Some unknowable situations continue to arise as well. Although Andy Harris was with Hall and Hansen, he seems to have disappeared. Hall says he doesn't know where Harris is, and he was very "concerned" about him. Later, searchers report that they cannot find his body. Andy Harris had brought oxygen to Hall and Hansen, but the next thing the reader learns is Andy has disappeared, his whereabouts unknown.

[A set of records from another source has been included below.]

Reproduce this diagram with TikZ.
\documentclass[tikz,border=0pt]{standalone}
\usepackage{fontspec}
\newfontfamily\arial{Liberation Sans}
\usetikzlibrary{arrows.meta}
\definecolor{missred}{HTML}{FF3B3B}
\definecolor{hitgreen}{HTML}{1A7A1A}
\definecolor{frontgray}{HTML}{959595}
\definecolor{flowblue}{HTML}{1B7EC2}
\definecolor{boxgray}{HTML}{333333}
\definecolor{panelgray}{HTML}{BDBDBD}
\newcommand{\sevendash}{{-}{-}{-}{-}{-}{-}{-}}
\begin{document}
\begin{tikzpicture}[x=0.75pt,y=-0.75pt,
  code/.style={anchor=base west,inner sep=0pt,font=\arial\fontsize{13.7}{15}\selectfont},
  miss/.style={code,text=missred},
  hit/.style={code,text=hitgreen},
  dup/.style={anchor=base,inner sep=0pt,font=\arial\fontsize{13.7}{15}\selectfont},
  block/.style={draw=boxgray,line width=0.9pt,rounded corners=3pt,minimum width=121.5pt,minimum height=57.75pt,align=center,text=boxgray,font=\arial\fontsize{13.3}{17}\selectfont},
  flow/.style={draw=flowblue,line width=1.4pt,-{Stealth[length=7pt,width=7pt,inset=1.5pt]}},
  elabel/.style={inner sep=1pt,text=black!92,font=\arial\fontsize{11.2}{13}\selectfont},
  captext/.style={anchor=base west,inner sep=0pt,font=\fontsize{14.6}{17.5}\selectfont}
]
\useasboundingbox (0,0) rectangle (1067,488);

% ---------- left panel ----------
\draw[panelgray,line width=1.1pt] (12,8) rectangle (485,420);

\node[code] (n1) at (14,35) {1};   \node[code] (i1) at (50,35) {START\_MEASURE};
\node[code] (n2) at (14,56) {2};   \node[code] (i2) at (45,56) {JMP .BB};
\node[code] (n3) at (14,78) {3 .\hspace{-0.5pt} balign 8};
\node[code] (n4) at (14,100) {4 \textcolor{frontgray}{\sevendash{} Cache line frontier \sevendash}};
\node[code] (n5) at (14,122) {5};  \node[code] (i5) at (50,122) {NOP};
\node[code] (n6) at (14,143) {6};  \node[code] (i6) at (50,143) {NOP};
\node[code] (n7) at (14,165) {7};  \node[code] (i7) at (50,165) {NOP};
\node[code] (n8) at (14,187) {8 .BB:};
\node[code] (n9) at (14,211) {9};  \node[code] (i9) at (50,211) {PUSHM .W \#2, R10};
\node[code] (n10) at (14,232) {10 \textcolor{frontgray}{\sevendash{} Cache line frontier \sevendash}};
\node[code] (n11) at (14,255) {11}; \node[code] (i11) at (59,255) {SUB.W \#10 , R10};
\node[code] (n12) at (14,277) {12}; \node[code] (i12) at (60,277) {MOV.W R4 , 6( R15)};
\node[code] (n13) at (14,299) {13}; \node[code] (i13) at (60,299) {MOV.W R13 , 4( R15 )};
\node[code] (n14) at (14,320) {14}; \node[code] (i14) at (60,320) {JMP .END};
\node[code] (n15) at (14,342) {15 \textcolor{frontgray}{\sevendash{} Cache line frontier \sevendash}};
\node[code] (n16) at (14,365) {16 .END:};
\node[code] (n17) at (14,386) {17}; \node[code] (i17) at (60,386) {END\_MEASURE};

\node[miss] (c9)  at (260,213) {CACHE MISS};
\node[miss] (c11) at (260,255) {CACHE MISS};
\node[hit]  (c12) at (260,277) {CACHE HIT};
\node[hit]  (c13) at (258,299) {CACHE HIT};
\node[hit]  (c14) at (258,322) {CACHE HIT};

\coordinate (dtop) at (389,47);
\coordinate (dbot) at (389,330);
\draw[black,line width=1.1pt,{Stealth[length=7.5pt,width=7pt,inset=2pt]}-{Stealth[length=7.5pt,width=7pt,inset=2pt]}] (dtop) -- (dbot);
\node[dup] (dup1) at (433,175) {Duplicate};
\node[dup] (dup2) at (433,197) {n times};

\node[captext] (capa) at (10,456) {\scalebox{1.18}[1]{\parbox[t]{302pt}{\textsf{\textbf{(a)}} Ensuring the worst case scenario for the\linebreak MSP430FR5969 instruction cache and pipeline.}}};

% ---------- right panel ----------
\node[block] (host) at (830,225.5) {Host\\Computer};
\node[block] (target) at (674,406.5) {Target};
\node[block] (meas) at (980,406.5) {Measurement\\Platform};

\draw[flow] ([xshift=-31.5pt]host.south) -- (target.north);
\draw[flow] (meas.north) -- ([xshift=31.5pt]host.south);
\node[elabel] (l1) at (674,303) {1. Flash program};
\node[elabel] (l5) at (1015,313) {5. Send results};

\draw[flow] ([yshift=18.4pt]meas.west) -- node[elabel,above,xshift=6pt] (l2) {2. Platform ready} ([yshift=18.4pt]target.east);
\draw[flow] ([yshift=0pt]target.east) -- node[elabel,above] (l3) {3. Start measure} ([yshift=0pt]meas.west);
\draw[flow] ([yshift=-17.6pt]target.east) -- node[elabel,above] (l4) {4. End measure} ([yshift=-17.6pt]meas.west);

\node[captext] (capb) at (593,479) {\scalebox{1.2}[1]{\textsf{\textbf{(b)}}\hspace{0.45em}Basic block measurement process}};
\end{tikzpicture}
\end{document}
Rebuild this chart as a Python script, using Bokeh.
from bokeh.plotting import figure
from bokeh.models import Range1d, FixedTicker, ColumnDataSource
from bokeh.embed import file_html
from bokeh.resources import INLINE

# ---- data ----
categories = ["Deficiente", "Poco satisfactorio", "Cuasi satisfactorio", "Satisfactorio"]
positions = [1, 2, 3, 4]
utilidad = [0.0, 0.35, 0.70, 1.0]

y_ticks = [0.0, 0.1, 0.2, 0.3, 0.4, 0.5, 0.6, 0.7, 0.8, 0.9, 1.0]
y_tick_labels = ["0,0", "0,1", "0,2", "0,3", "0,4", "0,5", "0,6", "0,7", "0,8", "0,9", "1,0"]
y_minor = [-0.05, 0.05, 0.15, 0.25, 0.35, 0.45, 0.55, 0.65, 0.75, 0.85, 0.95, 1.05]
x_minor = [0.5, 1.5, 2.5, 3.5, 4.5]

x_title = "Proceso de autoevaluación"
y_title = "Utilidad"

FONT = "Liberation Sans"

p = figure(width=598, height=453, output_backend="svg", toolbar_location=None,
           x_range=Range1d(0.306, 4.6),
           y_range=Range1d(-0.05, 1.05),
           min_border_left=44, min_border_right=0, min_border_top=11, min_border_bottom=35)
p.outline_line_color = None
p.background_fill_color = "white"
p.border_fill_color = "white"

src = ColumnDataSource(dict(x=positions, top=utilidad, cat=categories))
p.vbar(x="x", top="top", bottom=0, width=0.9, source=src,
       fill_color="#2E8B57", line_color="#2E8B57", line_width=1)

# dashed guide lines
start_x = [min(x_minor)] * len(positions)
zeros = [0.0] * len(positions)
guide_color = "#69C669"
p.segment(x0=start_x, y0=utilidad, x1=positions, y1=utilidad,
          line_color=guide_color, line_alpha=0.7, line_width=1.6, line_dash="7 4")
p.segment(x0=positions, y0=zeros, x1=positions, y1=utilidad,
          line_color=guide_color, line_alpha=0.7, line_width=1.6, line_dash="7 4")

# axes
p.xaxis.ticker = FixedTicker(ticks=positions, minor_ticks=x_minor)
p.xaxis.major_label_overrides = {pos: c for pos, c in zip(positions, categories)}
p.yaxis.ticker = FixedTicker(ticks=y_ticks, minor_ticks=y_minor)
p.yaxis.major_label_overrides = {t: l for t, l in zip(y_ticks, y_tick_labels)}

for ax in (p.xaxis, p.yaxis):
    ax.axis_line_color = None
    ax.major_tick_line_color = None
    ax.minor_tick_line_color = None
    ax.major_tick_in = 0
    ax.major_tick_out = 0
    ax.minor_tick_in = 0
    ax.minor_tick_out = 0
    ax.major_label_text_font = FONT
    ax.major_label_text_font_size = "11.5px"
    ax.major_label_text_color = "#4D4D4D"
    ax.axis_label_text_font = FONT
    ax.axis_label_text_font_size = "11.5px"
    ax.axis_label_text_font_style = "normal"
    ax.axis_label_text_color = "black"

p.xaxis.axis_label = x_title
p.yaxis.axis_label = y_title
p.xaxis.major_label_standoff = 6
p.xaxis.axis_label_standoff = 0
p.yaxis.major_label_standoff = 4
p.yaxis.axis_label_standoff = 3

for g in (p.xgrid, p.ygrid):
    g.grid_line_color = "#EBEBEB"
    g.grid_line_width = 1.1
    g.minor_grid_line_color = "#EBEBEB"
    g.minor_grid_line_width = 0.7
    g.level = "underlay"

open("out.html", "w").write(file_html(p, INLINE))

Related to unknowability is the irrationality due to lack of oxygen that severely affects some climbers still high on the mountain. Harris, of course, is impaired when he keeps insisting that there are no full oxygen canisters on the South Summit, which delays getting vital oxygen to Hall and Hansen stranded higher up the mountain. When Lopsang descends and finds Fischer, he describes him as "acting crazy," repeating that he's "going to jump." Lopsang must tie him to a rope to keep him from leaping off the mountain. Then there's Hall, who becomes increasingly confused and disoriented the longer he stays on the summit ridge. His speech becomes "slurred" and almost unintelligible. Harris, too, was irrational, as is evident when Hall reports that Harris had left his jacket at the ridge. Why would he remove warm clothing unless he was mentally unstable and confused?

Hall's actions on the summit ridge may reflect his overconfidence, though irrationality from hypoxia cannot be ruled out. When Hall learns the rescue party coming for him had been forced by the weather to turn back, he says he "can last another night here if you send up a couple of boys with some Sherpa tea first thing in the morning." Hall has already been near the summit for many hours. His oxygen won't last the night, and his hands are severely frostbitten. When he speaks to his wife in New Zealand via satellite phone, he tells her "in a slow, horribly distorted voice ... 'Please don't worry too much.'" These misleading words may not result from Hall's failing reasoning. Perhaps he's cogent enough to say these words to reassure her. In any event, they are the last words anyone will hear him speak.